Oilfields in Kazakhstan

Makhmut Usmanovich Usmanov

1950

Painting
Materials:

Collection: Helmond Museum.

Makhmut Usmanovich Usmanov (1918–2006) was an artist living in Kazan, the capital of the Republic of Tatarstan, Russia, who received many honours during the era of the USSR. A member of the USSR Union of Artists, Usmanov worked with the Socialist Realist method, and was commissioned by the Soviet regime to produce paintings of the Soviet socialist utopia. Usmanov was also amongst the first to use the subject of oil as a theme in the early 1950s. After the Second World War, Usmanov mainly worked in the so-called ‘industrial landscape’ genre, that was firstly less strictly defined within the Socialist Realist method, and was also relevant following the discovery of a gigantic oilfield in Tatarstan.
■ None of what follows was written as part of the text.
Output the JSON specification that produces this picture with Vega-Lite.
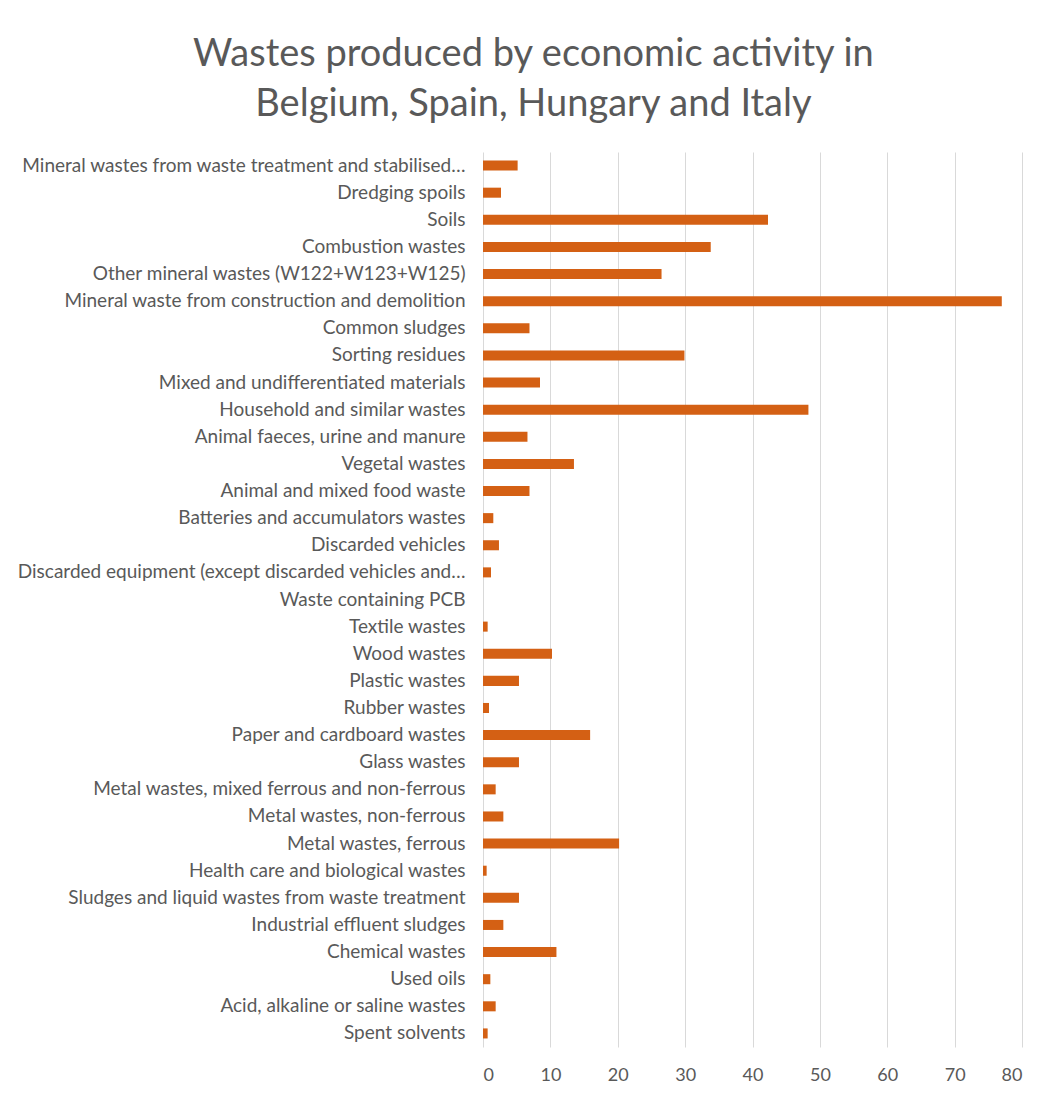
{
  "$schema": "https://vega.github.io/schema/vega-lite/v6.json",
  "width": 539,
  "height": 895,
  "autosize": "none",
  "padding": {"left": 483, "top": 152, "right": 27, "bottom": 48},
  "background": "white",
  "title": {
    "text": ["Wastes produced by economic activity in", "Belgium, Spain, Hungary and Italy"],
    "font": "Lato",
    "fontSize": 38,
    "fontWeight": "normal",
    "color": "#595959",
    "lineHeight": 50,
    "anchor": "middle",
    "frame": "bounds",
    "offset": 28,
    "dx": 14
  },
  "data": {
    "values": [
      {"category": "Mineral wastes from waste treatment and stabilised…", "value": 5.14},
      {"category": "Dredging spoils", "value": 2.67},
      {"category": "Soils", "value": 42.3},
      {"category": "Combustion wastes", "value": 33.8},
      {"category": "Other mineral wastes (W122+W123+W125)", "value": 26.5},
      {"category": "Mineral waste from construction and demolition", "value": 77.0},
      {"category": "Common sludges", "value": 6.9},
      {"category": "Sorting residues", "value": 29.9},
      {"category": "Mixed and undifferentiated materials", "value": 8.46},
      {"category": "Household and similar wastes", "value": 48.3},
      {"category": "Animal faeces, urine and manure", "value": 6.6},
      {"category": "Vegetal wastes", "value": 13.5},
      {"category": "Animal and mixed food waste", "value": 6.9},
      {"category": "Batteries and accumulators wastes", "value": 1.53},
      {"category": "Discarded vehicles", "value": 2.37},
      {"category": "Discarded equipment (except discarded vehicles and…", "value": 1.19},
      {"category": "Waste containing PCB", "value": 0},
      {"category": "Textile wastes", "value": 0.69},
      {"category": "Wood wastes", "value": 10.24},
      {"category": "Plastic wastes", "value": 5.34},
      {"category": "Rubber wastes", "value": 0.89},
      {"category": "Paper and cardboard wastes", "value": 15.9},
      {"category": "Glass wastes", "value": 5.34},
      {"category": "Metal wastes, mixed ferrous and non-ferrous", "value": 1.88},
      {"category": "Metal wastes, non-ferrous", "value": 3.02},
      {"category": "Metal wastes, ferrous", "value": 20.2},
      {"category": "Health care and biological wastes", "value": 0.54},
      {"category": "Sludges and liquid wastes from waste treatment", "value": 5.34},
      {"category": "Industrial effluent sludges", "value": 3.02},
      {"category": "Chemical wastes", "value": 10.9},
      {"category": "Used oils", "value": 1.09},
      {"category": "Acid, alkaline or saline wastes", "value": 1.88},
      {"category": "Spent solvents", "value": 0.69}
    ]
  },
  "mark": {"type": "bar", "color": "#D46014"},
  "encoding": {
    "y": {
      "field": "category",
      "type": "nominal",
      "sort": null,
      "scale": {"paddingInner": 0.63, "paddingOuter": 0.315},
      "axis": {
        "title": null,
        "ticks": false,
        "domain": false,
        "labelFont": "Lato",
        "labelFontSize": 19,
        "labelColor": "#595959",
        "labelPadding": 18,
        "labelLimit": 480
      }
    },
    "x": {
      "field": "value",
      "type": "quantitative",
      "scale": {"domain": [0, 80], "nice": false},
      "axis": {
        "title": null,
        "values": [0, 10, 20, 30, 40, 50, 60, 70, 80],
        "ticks": false,
        "domain": false,
        "grid": true,
        "gridColor": "#D9D9D9",
        "gridWidth": 1,
        "labelFont": "Lato",
        "labelFontSize": 18,
        "labelColor": "#595959",
        "labelPadding": 19
      }
    }
  },
  "config": {"view": {"stroke": null}}
}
By the 1950s in fact, the republic was the leading place for oil production. Oilfields in Kazakhstan reflects the ethos across the Soviet Union of labour relations, investment in national resources, and their contribution to the building of a better collective future. It depicts ‘the morning’ – literally and symbolically – of oil production in the region. Both heroic and romantic in its expression, the painting is intended to show ‘reality in its revolutionary development’. Also, compositionally speaking, the painting presents a glorious future for the exploration of the industrial field in Tatarstan – the men in the centre are positioned on the wild, ‘untouched’ land, while their eyes are directed to the left where we see explored land with a construction zone and oil pipes. Oilfields in Kazakhstan also demonstrates how the method of Socialist Realism was adopted across the different Soviet republics, and which despite its strict and obligatory conception under Soviet ideology, remained open to a diversity of methods and approaches.